Strong 1H Earnings Trends Continuing in Q3

  • Earnings continued the trends seen in Q1 and Q2, with an increasing percentage of positive revenue surprises and the strongest top and bottom line growth since the early part of the decade
    • 85% of Industrials & Materials companies that have reported beat revenue expectations, the highest percentage seen this decade
    • Revenue and earnings growth figures are inflated by some extreme moves in the miners – see commentary on CAT below
    • Results suggest particular strength in autos (PCAR, CMI) and mining (CAT, FCX, NEM), with leverage more significant in the latter
    • GE the extreme negative outlier – stock was the worst performer in our universe on the month as skepticism is increasing quickly ahead of the mid-November business review
  • Research over the past month:
    • Akzo – we see the move to acquire AXTA as another strategic misstep; company would be better served improving internal operations in coatings and chemicals than giving away upside in its high cost specialty businesses and chasing lean companies with potentially significant long term fundamental headwinds
    • European Chemicals – noting the divergence in expectations for US and European chemical companies, we explored which companies are most levered to a convergence
    • Stanley – a classic case study of our normal valuation framework, the stock has further upside in our view as sustained earnings momentum drives return on capital back towards the long term trend
    • DWDP – focused on cash generation and usage ahead of the combined company’s first report
    • CAT – stock has seen strong gains on positive revisions and is only cheap if the mining recovery accelerates, something that does not appear to be currently priced in to the mining stocks
    • Earnings Momentum – comparing valuation and estimates in the Industrials space as we did for Chemicals partially informed our above work on CAT
    • Pricing/Volume – stratifying our Industrials/Materials universe into small, mid and large cap groups, we assessed the outlook for major markets and the impact of a potential hurricane trigger on demand
    • Alcoa – we see potential cyclical and normal valuation upside for the stock
  • Exhibit 1 summarizes our preferences by sector and stock
    • Mega mergers offer the most potential upside in Materials – see our prior work on PX/LIN and the DWDP commentary above
    • In Industrials, with GE off our favorites list, we are most positive specifically on SWK in the large cap space – see research referenced above for further ideas in the Industrials space

Exhibit 1

Exhibit 2

Source: SSR Analysis – Normal Value looks at valuation relative to historical norms and the SI measures current valuation versus current return on capital and what movement in returns on capital is implied in valuation.

Exhibit 3

Source: Company Reports and SSR Analysis

See Appendix 3 for the data underlying this exhibit.

Exhibit 4


Q3 earnings have so far continued the trends we have observed in 2017, namely stronger results than expected on the top line and the largest magnitude of year over year growth in several years.

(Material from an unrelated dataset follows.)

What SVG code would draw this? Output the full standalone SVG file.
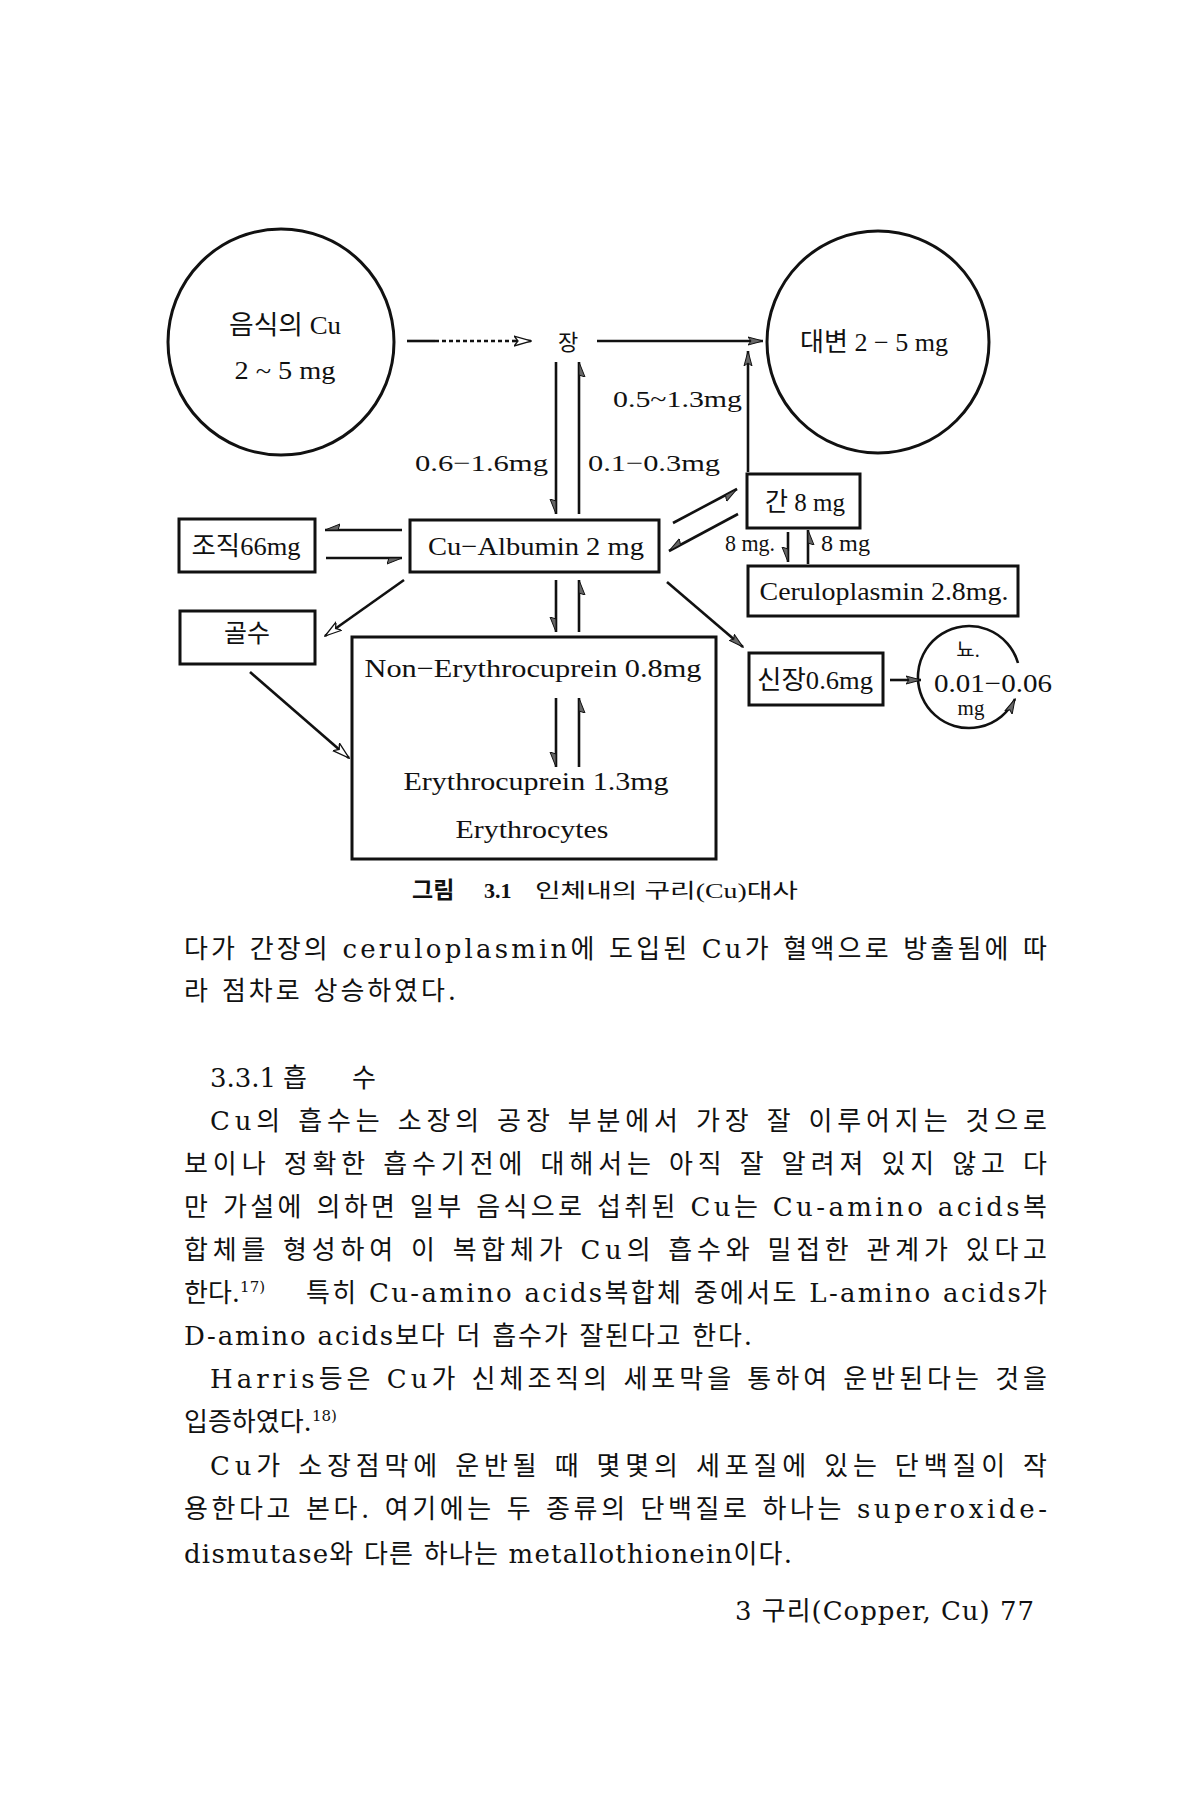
<svg xmlns="http://www.w3.org/2000/svg" width="1200" height="1800" viewBox="0 0 1200 1800">
<style>
.d{font-family:"Liberation Serif","Noto Sans CJK KR",serif;fill:#111;}
.b{font-family:"DejaVu Serif","Noto Sans CJK KR",serif;fill:#111;font-size:26px;}
.bx{fill:none;stroke:#111;stroke-width:3;}
.ln{fill:none;stroke:#111;stroke-width:2.6;}
</style>
<defs>
<marker id="ah" viewBox="0 0 16 10" refX="15" refY="5" markerWidth="16" markerHeight="10" markerUnits="userSpaceOnUse" orient="auto"><path d="M0,1 L15,5 L0,9 L3,5 Z" fill="#666" stroke="#111" stroke-width="1"/></marker>
<marker id="hh" viewBox="0 0 16 10" refX="15" refY="3" markerWidth="16" markerHeight="10" markerUnits="userSpaceOnUse" orient="auto"><path d="M15,3 L0,9 L2,3 Z" fill="#666" stroke="#111" stroke-width="1"/></marker>
<marker id="oh" viewBox="0 0 18 12" refX="17" refY="6" markerWidth="18" markerHeight="12" markerUnits="userSpaceOnUse" orient="auto"><path d="M0,1 L17,6 L0,11 L4,6 Z" fill="#fff" stroke="#111" stroke-width="1.3"/></marker>
</defs>
<rect x="0" y="0" width="1200" height="1800" fill="#fff"/>

<g id="food">
<circle cx="281" cy="342" r="113" class="bx"/>
<text class="d" x="285" y="334" font-size="26" text-anchor="middle" textLength="112" lengthAdjust="spacingAndGlyphs">음식의 Cu</text>
<text class="d" x="285" y="379" font-size="26" text-anchor="middle" textLength="101" lengthAdjust="spacingAndGlyphs">2 ~ 5 mg</text>
</g>
<g id="gut"><text class="d" x="568" y="350" font-size="22" text-anchor="middle">장</text></g>
<g id="feces">
<circle cx="878" cy="342" r="111" class="bx"/>
<text class="d" x="874" y="351" font-size="26" text-anchor="middle" textLength="148" lengthAdjust="spacingAndGlyphs">대변 2 − 5 mg</text>
</g>
<g id="tissue">
<rect x="179" y="519" width="136" height="53" class="bx"/>
<text class="d" x="246" y="555" font-size="26" text-anchor="middle" textLength="109" lengthAdjust="spacingAndGlyphs">조직66mg</text>
</g>
<g id="albumin">
<rect x="410" y="520" width="249" height="52" class="bx"/>
<text class="d" x="536" y="555" font-size="26" text-anchor="middle" textLength="216" lengthAdjust="spacingAndGlyphs">Cu−Albumin  2 mg</text>
</g>
<g id="marrow">
<rect x="180" y="611" width="135" height="53" class="bx"/>
<text class="d" x="247" y="642" font-size="25" text-anchor="middle">골수</text>
</g>
<g id="erythro">
<rect x="352" y="637" width="364" height="222" class="bx"/>
<text class="d" x="533" y="677" font-size="26" text-anchor="middle" textLength="337" lengthAdjust="spacingAndGlyphs">Non−Erythrocuprein 0.8mg</text>
<text class="d" x="536" y="790" font-size="26" text-anchor="middle" textLength="265" lengthAdjust="spacingAndGlyphs">Erythrocuprein 1.3mg</text>
<text class="d" x="532" y="838" font-size="26" text-anchor="middle" textLength="153" lengthAdjust="spacingAndGlyphs">Erythrocytes</text>
</g>
<g id="liver">
<rect x="747" y="474" width="113" height="54" class="bx"/>
<text class="d" x="805" y="511" font-size="26" text-anchor="middle" textLength="80" lengthAdjust="spacingAndGlyphs">간 8 mg</text>
</g>
<g id="ceruloplasmin">
<rect x="748" y="566" width="270" height="50" class="bx"/>
<text class="d" x="884" y="600" font-size="26" text-anchor="middle" textLength="249" lengthAdjust="spacingAndGlyphs">Ceruloplasmin  2.8mg.</text>
</g>
<g id="kidney">
<rect x="749" y="653" width="134" height="52" class="bx"/>
<text class="d" x="815" y="689" font-size="26" text-anchor="middle" textLength="116" lengthAdjust="spacingAndGlyphs">신장0.6mg</text>
</g>
<g id="urine">
<path d="M1018,663 A51,51 0 1 0 1015,699" class="ln" marker-end="url(#ah)"/>
<text class="d" x="968" y="657" font-size="20" text-anchor="middle">뇨.</text>
<text class="d" x="993" y="692" font-size="26" text-anchor="middle" textLength="118" lengthAdjust="spacingAndGlyphs">0.01−0.06</text>
<text class="d" x="971" y="715" font-size="21" text-anchor="middle">mg</text>
</g>

<g id="connectors">
<path d="M407,341 L435,341" class="ln"/>
<path d="M435,341 L512,341" class="ln" stroke-width="1.6" stroke-dasharray="4 3"/>
<path d="M512,341 L531,341" class="ln" marker-end="url(#oh)"/>
<path d="M597,341 L763,341" class="ln" marker-end="url(#ah)"/>
<path d="M748,472 L748,351" class="ln" marker-end="url(#ah)"/>
<path d="M556,362 L556,514" class="ln" marker-end="url(#hh)"/>
<path d="M579,514 L579,362" class="ln" marker-end="url(#hh)"/>
<path d="M402,530 L325,530" class="ln" marker-end="url(#hh)"/>
<path d="M326,558 L402,558" class="ln" marker-end="url(#hh)"/>
<path d="M404,580 L325,636" class="ln" marker-end="url(#oh)"/>
<path d="M250,672 L349,758" class="ln" marker-end="url(#oh)"/>
<path d="M556,580 L556,632" class="ln" marker-end="url(#hh)"/>
<path d="M579,632 L579,580" class="ln" marker-end="url(#hh)"/>
<path d="M556,698 L556,767" class="ln" marker-end="url(#hh)"/>
<path d="M579,767 L579,698" class="ln" marker-end="url(#hh)"/>
<path d="M673,523 L737,489" class="ln" marker-end="url(#hh)"/>
<path d="M738,514 L669,551" class="ln" marker-end="url(#hh)"/>
<path d="M788,532 L788,562" class="ln" marker-end="url(#hh)"/>
<path d="M808,564 L808,530" class="ln" marker-end="url(#hh)"/>
<path d="M667,582 L743,647" class="ln" marker-end="url(#ah)"/>
<path d="M890,680 L921,680" class="ln" marker-end="url(#ah)"/>
</g>

<g id="labels">
<text class="d" x="742" y="407" font-size="24" text-anchor="end" textLength="129" lengthAdjust="spacingAndGlyphs">0.5~1.3mg</text>
<text class="d" x="548" y="471" font-size="24" text-anchor="end" textLength="133" lengthAdjust="spacingAndGlyphs">0.6−1.6mg</text>
<text class="d" x="588" y="471" font-size="24" textLength="132" lengthAdjust="spacingAndGlyphs">0.1−0.3mg</text>
<text class="d" x="725" y="551" font-size="23" textLength="50" lengthAdjust="spacingAndGlyphs">8 mg.</text>
<text class="d" x="821" y="551" font-size="23" textLength="49" lengthAdjust="spacingAndGlyphs">8 mg</text>
</g>

<g id="caption">
<text class="d" x="412" y="898" font-size="23" font-weight="bold">그림</text>
<text class="d" x="484" y="898" font-size="22" font-weight="bold">3.1</text>
<text class="d" x="535" y="898" font-size="20" textLength="263" lengthAdjust="spacingAndGlyphs">인체내의 구리(Cu)대사</text>
</g>

<g id="body">
<text class="b" x="184" y="958" textLength="863" lengthAdjust="spacing">다가 간장의 ceruloplasmin에 도입된 Cu가 혈액으로 방출됨에 따</text>
<text class="b" x="184" y="1000" textLength="272" lengthAdjust="spacing">라 점차로 상승하였다.</text>
<text class="b" x="210" y="1087">3.3.1</text>
<text class="b" x="283" y="1087">흡</text>
<text class="b" x="352" y="1087">수</text>
<text class="b" x="210" y="1130" textLength="837" lengthAdjust="spacing">Cu의 흡수는 소장의 공장 부분에서 가장 잘 이루어지는 것으로</text>
<text class="b" x="184" y="1173" textLength="863" lengthAdjust="spacing">보이나 정확한 흡수기전에 대해서는 아직 잘 알려져 있지 않고 다</text>
<text class="b" x="184" y="1216" textLength="863" lengthAdjust="spacing">만 가설에 의하면 일부 음식으로 섭취된 Cu는 Cu-amino acids복</text>
<text class="b" x="184" y="1259" textLength="863" lengthAdjust="spacing">합체를 형성하여 이 복합체가 Cu의 흡수와 밀접한 관계가 있다고</text>
<text class="b" x="184" y="1302">한다.<tspan font-size="15" dy="-10">17)</tspan></text>
<text class="b" x="306" y="1302" textLength="741" lengthAdjust="spacing">특히 Cu-amino acids복합체 중에서도 L-amino acids가</text>
<text class="b" x="184" y="1345" textLength="568" lengthAdjust="spacing">D-amino acids보다 더 흡수가 잘된다고 한다.</text>
<text class="b" x="210" y="1388" textLength="837" lengthAdjust="spacing">Harris등은 Cu가 신체조직의 세포막을 통하여 운반된다는 것을</text>
<text class="b" x="184" y="1431">입증하였다.<tspan font-size="15" dy="-10">18)</tspan></text>
<text class="b" x="210" y="1475" textLength="837" lengthAdjust="spacing">Cu가 소장점막에 운반될 때 몇몇의 세포질에 있는 단백질이 작</text>
<text class="b" x="184" y="1518" textLength="863" lengthAdjust="spacing">용한다고 본다. 여기에는 두 종류의 단백질로 하나는 superoxide-</text>
<text class="b" x="184" y="1563" textLength="608" lengthAdjust="spacing">dismutase와 다른 하나는 metallothionein이다.</text>
<text class="b" x="735" y="1620" font-size="24" textLength="299" lengthAdjust="spacing">3 구리(Copper, Cu)  77</text>
</g>
</svg>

Positive revenue surprises have been widespread as suggested by the left chart of Exhibit 5. Standouts at the stock level suggest particular strength in auto (SNA, PCAR, CMI) and mining (CAT, FCX, CLF), with leverage more significant in the latter. On the negative side, GE is in an altogether separate realm – skepticism towards the stock is growing quickly ahead of the mid-November business review.

Exhibit 5

Source: Capital IQ and SSR Analysis

Exhibit 6

Source: Capital IQ and SSR Analysis

Sector performance for the month of October is shown in Exhibit 7. We show the 25 best and worst performing stocks on this time frame in Appendix 1. Eight of the 25 worst performers were in the Transports group, with UPS most meaningful from a market cap perspective (earnings were not out of line with expectations but renewed concerns about potential disintermediation by Amazon weighed on the stock).

Exhibit 7

Source: Capital IQ and SSR Analysis

Exhibit 8 summarizes discount from normal value by sector. GE’s underperformance continues to drive the valuation divergence between the Conglomerates inclusive and exclusive of the mega cap. Within Transports, both Rail and Trucking are more than one standard deviation expensive, offset by a less extreme premium in Logistics.

Exhibit 8

Source: Capital IQ and SSR Analysis

Values for our Skepticism Index are summarized by sector in Exhibit 9 (see our skepticism work for more detail). Valuations and returns are in-line for several sectors (SI close to 0) and the only relative extreme values continue to be in Metals and Paper & Packaging.

Exhibit 9

Source: Capital IQ and SSR Analysis

Exhibit 10 is a very busy chart but shows how each sector and sub-sector breaks down by skepticism index component – valuation versus ROC. We continue to see a broad range of valuations despite returns that are mostly within half a standard deviation of trend. Coatings remains the prominent outlier – SHW’s runaway return on capital is influencing the group but PPG’s returns are also near an all-time peak above trend.